▸ **EXERCISE MATERIALS**
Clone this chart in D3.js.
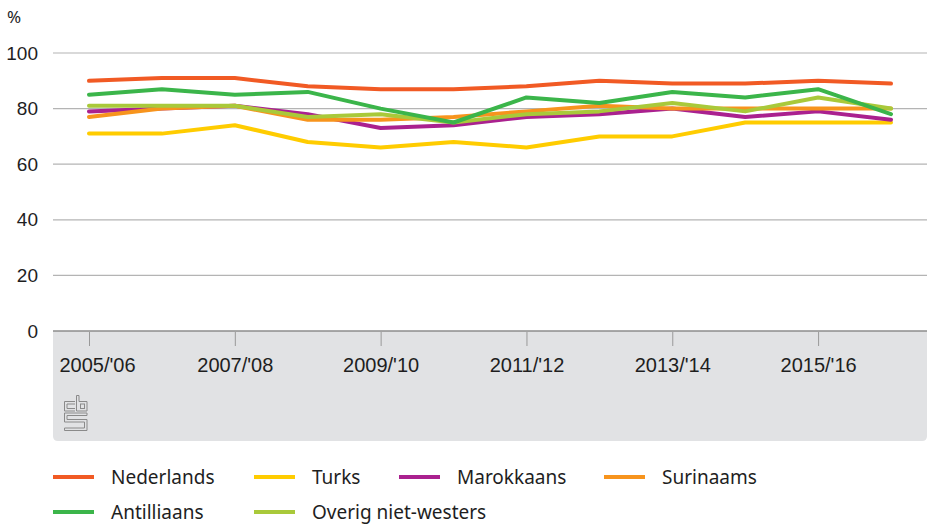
<!DOCTYPE html>
<html>
<head>
<meta charset="utf-8">
<script src="https://cdn.jsdelivr.net/npm/d3@7"></script>
<style>
  body { margin: 0; background: #fff; }
  svg { display: block; font-family: "Noto Sans", sans-serif; }
  .tick text { fill: #1e1e1e; font-size: 19px; }
  .x-axis .tick text { font-size: 20px; }
</style>
</head>
<body>
<div id="chart"></div>
<script>
// schooljaren
const years = ["2005/'06", "2006/'07", "2007/'08", "2008/'09", "2009/'10", "2010/'11",
               "2011/'12", "2012/'13", "2013/'14", "2014/'15", "2015/'16", "2016/'17"];
const xTickLabels = ["2005/'06", "2007/'08", "2009/'10", "2011/'12", "2013/'14", "2015/'16"];
const yTicks = [0, 20, 40, 60, 80, 100];

const seriesNames = ["Nederlands", "Turks", "Marokkaans", "Surinaams", "Antilliaans", "Overig niet-westers"];
const seriesColors = ["#f15a24", "#ffcc00", "#aa218f", "#f7941d", "#3bb54a", "#a9c93a"];

const nederlands  = [90, 91, 91, 88, 87, 87, 88, 90, 89, 89, 90, 89];
const turks       = [71, 71, 74, 68, 66, 68, 66, 70, 70, 75, 75, 75];
const marokkaans  = [79, 80, 81, 78, 73, 74, 77, 78, 80, 77, 79, 76];
const surinaams   = [77, 80, 81, 76, 76, 77, 79, 81, 80, 80, 80, 80];
const antilliaans = [85, 87, 85, 86, 80, 75, 84, 82, 86, 84, 87, 78];
const overig      = [81, 81, 81, 77, 78, 75, 78, 79, 82, 79, 84, 80];

const seriesValues = [nederlands, turks, marokkaans, surinaams, antilliaans, overig];
// drawing order: lime and green on top
const drawOrder = [0, 1, 2, 3, 5, 4];

const width = 928, height = 524;
const plot = { left: 53, right: 927, top: 53, bottom: 331, band: 441 };

const svg = d3.select("#chart")
  .append("svg")
    .attr("width", width)
    .attr("height", height);

const x = d3.scalePoint()
  .domain(years)
  .range([89, 891]);

const y = d3.scaleLinear()
  .domain([0, 100])
  .range([plot.bottom, plot.top]);

// grey band under the x axis, rounded bottom corners
const r = 5;
svg.append("path")
  .attr("fill", "#e1e2e4")
  .attr("d", `M${plot.left},${plot.bottom} H${plot.right} V${plot.band - r} Q${plot.right},${plot.band} ${plot.right - r},${plot.band}
              H${plot.left + r} Q${plot.left},${plot.band} ${plot.left},${plot.band - r} Z`);

// gridlines
svg.append("g")
  .selectAll("line")
  .data(yTicks)
  .join("line")
    .attr("x1", plot.left)
    .attr("x2", plot.right)
    .attr("y1", d => y(d))
    .attr("y2", d => y(d))
    .attr("stroke", d => d === 0 ? "#8c8c8c" : "#b4b4b4")
    .attr("stroke-width", d => d === 0 ? 1.5 : 1.2);

// y axis labels
const yAxis = svg.append("g")
  .attr("transform", "translate(38,0)")
  .call(d3.axisLeft(y).tickValues(yTicks).tickSize(0).tickPadding(0));
yAxis.select(".domain").remove();
yAxis.selectAll("text").attr("font-family", null).attr("font-size", null);

svg.append("text")
  .attr("x", 7)
  .attr("y", 23)
  .attr("fill", "#1e1e1e")
  .attr("font-size", 17)
  .text("%");

// x axis
const xAxis = svg.append("g")
  .attr("class", "x-axis")
  .attr("transform", `translate(0,${plot.bottom})`)
  .call(d3.axisBottom(x).tickValues(xTickLabels).tickSize(15).tickPadding(12));
xAxis.select(".domain").remove();
xAxis.selectAll("line").attr("stroke", "#999").attr("y1", 1);
xAxis.selectAll("text").attr("font-family", null).attr("font-size", null);
// first label kept inside the band
xAxis.select(".tick text")
  .attr("text-anchor", "start")
  .attr("x", plot.left + 6 - x(years[0]));

// cbs logo
const logo = svg.append("g")
  .attr("transform", "translate(64,395)")
  .attr("fill", "none")
  .attr("stroke", "#8a8a8a")
  .attr("stroke-width", 1);
logo.append("path").attr("d", "M11,6.5 H0.5 V16 H11 M11,9 H3 V13.5 H11");
logo.append("path").attr("d", "M12.5,0.5 H15 V6.5 H23 V16 H12.5 Z");
logo.append("rect").attr("x", 16.5).attr("y", 9).attr("width", 4).attr("height", 4.5);
logo.append("path").attr("d", "M0.5,18 H23 V20.5 H3 V24.5 H23 V35.5 H0.5 V33 H20.5 V27 H0.5 Z");

// lines
const line = d3.line()
  .x((d, i) => x(years[i]))
  .y(d => y(d));

svg.append("g")
  .selectAll("path")
  .data(drawOrder)
  .join("path")
    .attr("fill", "none")
    .attr("stroke", i => seriesColors[i])
    .attr("stroke-width", 4)
    .attr("stroke-linecap", "round")
    .attr("stroke-linejoin", "round")
    .attr("d", i => line(seriesValues[i]));

// legend
const legendCols = [53, 254, 399, 604];
const legendRows = [477, 512];
const legend = svg.append("g")
  .selectAll("g")
  .data(seriesNames)
  .join("g")
    .attr("transform", (d, i) => `translate(${legendCols[i % 4]},${legendRows[Math.floor(i / 4)]})`);

legend.append("line")
  .attr("x1", 0)
  .attr("x2", 41)
  .attr("stroke", (d, i) => seriesColors[i])
  .attr("stroke-width", 4);

legend.append("text")
  .attr("x", 58)
  .attr("y", 6.5)
  .attr("fill", "#1e1e1e")
  .attr("font-size", 19)
  .text(d => d);
</script>
</body>
</html>
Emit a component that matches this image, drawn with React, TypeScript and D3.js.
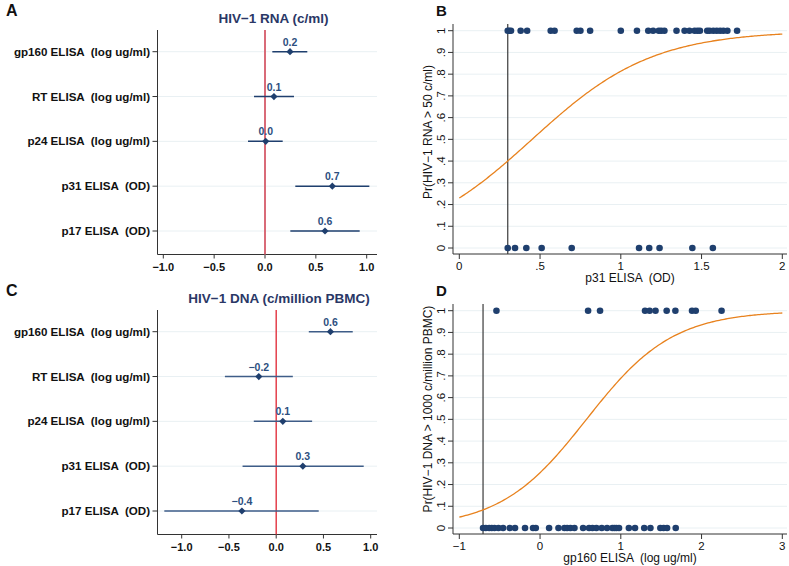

▸ **TASK**
Transcribe all entries above exactly. Drop the pictures.

▸ **CORRECT ANSWER**
Clone this chart in D3.js.
<!DOCTYPE html>
<html>
<head>
<meta charset="utf-8">
<script src="https://cdn.jsdelivr.net/npm/d3@7"></script>
<style>
  body { margin: 0; background: #fff; }
  svg { display: block; font-family: "Noto Sans", sans-serif; }
  .tick text { fill: #1e1e1e; font-size: 19px; }
  .x-axis .tick text { font-size: 20px; }
</style>
</head>
<body>
<div id="chart"></div>
<script>
// schooljaren
const years = ["2005/'06", "2006/'07", "2007/'08", "2008/'09", "2009/'10", "2010/'11",
               "2011/'12", "2012/'13", "2013/'14", "2014/'15", "2015/'16", "2016/'17"];
const xTickLabels = ["2005/'06", "2007/'08", "2009/'10", "2011/'12", "2013/'14", "2015/'16"];
const yTicks = [0, 20, 40, 60, 80, 100];

const seriesNames = ["Nederlands", "Turks", "Marokkaans", "Surinaams", "Antilliaans", "Overig niet-westers"];
const seriesColors = ["#f15a24", "#ffcc00", "#aa218f", "#f7941d", "#3bb54a", "#a9c93a"];

const nederlands  = [90, 91, 91, 88, 87, 87, 88, 90, 89, 89, 90, 89];
const turks       = [71, 71, 74, 68, 66, 68, 66, 70, 70, 75, 75, 75];
const marokkaans  = [79, 80, 81, 78, 73, 74, 77, 78, 80, 77, 79, 76];
const surinaams   = [77, 80, 81, 76, 76, 77, 79, 81, 80, 80, 80, 80];
const antilliaans = [85, 87, 85, 86, 80, 75, 84, 82, 86, 84, 87, 78];
const overig      = [81, 81, 81, 77, 78, 75, 78, 79, 82, 79, 84, 80];

const seriesValues = [nederlands, turks, marokkaans, surinaams, antilliaans, overig];
// drawing order: lime and green on top
const drawOrder = [0, 1, 2, 3, 5, 4];

const width = 928, height = 524;
const plot = { left: 53, right: 927, top: 53, bottom: 331, band: 441 };

const svg = d3.select("#chart")
  .append("svg")
    .attr("width", width)
    .attr("height", height);

const x = d3.scalePoint()
  .domain(years)
  .range([89, 891]);

const y = d3.scaleLinear()
  .domain([0, 100])
  .range([plot.bottom, plot.top]);

// grey band under the x axis, rounded bottom corners
const r = 5;
svg.append("path")
  .attr("fill", "#e1e2e4")
  .attr("d", `M${plot.left},${plot.bottom} H${plot.right} V${plot.band - r} Q${plot.right},${plot.band} ${plot.right - r},${plot.band}
              H${plot.left + r} Q${plot.left},${plot.band} ${plot.left},${plot.band - r} Z`);

// gridlines
svg.append("g")
  .selectAll("line")
  .data(yTicks)
  .join("line")
    .attr("x1", plot.left)
    .attr("x2", plot.right)
    .attr("y1", d => y(d))
    .attr("y2", d => y(d))
    .attr("stroke", d => d === 0 ? "#8c8c8c" : "#b4b4b4")
    .attr("stroke-width", d => d === 0 ? 1.5 : 1.2);

// y axis labels
const yAxis = svg.append("g")
  .attr("transform", "translate(38,0)")
  .call(d3.axisLeft(y).tickValues(yTicks).tickSize(0).tickPadding(0));
yAxis.select(".domain").remove();
yAxis.selectAll("text").attr("font-family", null).attr("font-size", null);

svg.append("text")
  .attr("x", 7)
  .attr("y", 23)
  .attr("fill", "#1e1e1e")
  .attr("font-size", 17)
  .text("%");

// x axis
const xAxis = svg.append("g")
  .attr("class", "x-axis")
  .attr("transform", `translate(0,${plot.bottom})`)
  .call(d3.axisBottom(x).tickValues(xTickLabels).tickSize(15).tickPadding(12));
xAxis.select(".domain").remove();
xAxis.selectAll("line").attr("stroke", "#999").attr("y1", 1);
xAxis.selectAll("text").attr("font-family", null).attr("font-size", null);
// first label kept inside the band
xAxis.select(".tick text")
  .attr("text-anchor", "start")
  .attr("x", plot.left + 6 - x(years[0]));

// cbs logo
const logo = svg.append("g")
  .attr("transform", "translate(64,395)")
  .attr("fill", "none")
  .attr("stroke", "#8a8a8a")
  .attr("stroke-width", 1);
logo.append("path").attr("d", "M11,6.5 H0.5 V16 H11 M11,9 H3 V13.5 H11");
logo.append("path").attr("d", "M12.5,0.5 H15 V6.5 H23 V16 H12.5 Z");
logo.append("rect").attr("x", 16.5).attr("y", 9).attr("width", 4).attr("height", 4.5);
logo.append("path").attr("d", "M0.5,18 H23 V20.5 H3 V24.5 H23 V35.5 H0.5 V33 H20.5 V27 H0.5 Z");

// lines
const line = d3.line()
  .x((d, i) => x(years[i]))
  .y(d => y(d));

svg.append("g")
  .selectAll("path")
  .data(drawOrder)
  .join("path")
    .attr("fill", "none")
    .attr("stroke", i => seriesColors[i])
    .attr("stroke-width", 4)
    .attr("stroke-linecap", "round")
    .attr("stroke-linejoin", "round")
    .attr("d", i => line(seriesValues[i]));

// legend
const legendCols = [53, 254, 399, 604];
const legendRows = [477, 512];
const legend = svg.append("g")
  .selectAll("g")
  .data(seriesNames)
  .join("g")
    .attr("transform", (d, i) => `translate(${legendCols[i % 4]},${legendRows[Math.floor(i / 4)]})`);

legend.append("line")
  .attr("x1", 0)
  .attr("x2", 41)
  .attr("stroke", (d, i) => seriesColors[i])
  .attr("stroke-width", 4);

legend.append("text")
  .attr("x", 58)
  .attr("y", 6.5)
  .attr("fill", "#1e1e1e")
  .attr("font-size", 19)
  .text(d => d);
</script>
</body>
</html>
Emit a component that matches this image, drawn with React, TypeScript and D3.js.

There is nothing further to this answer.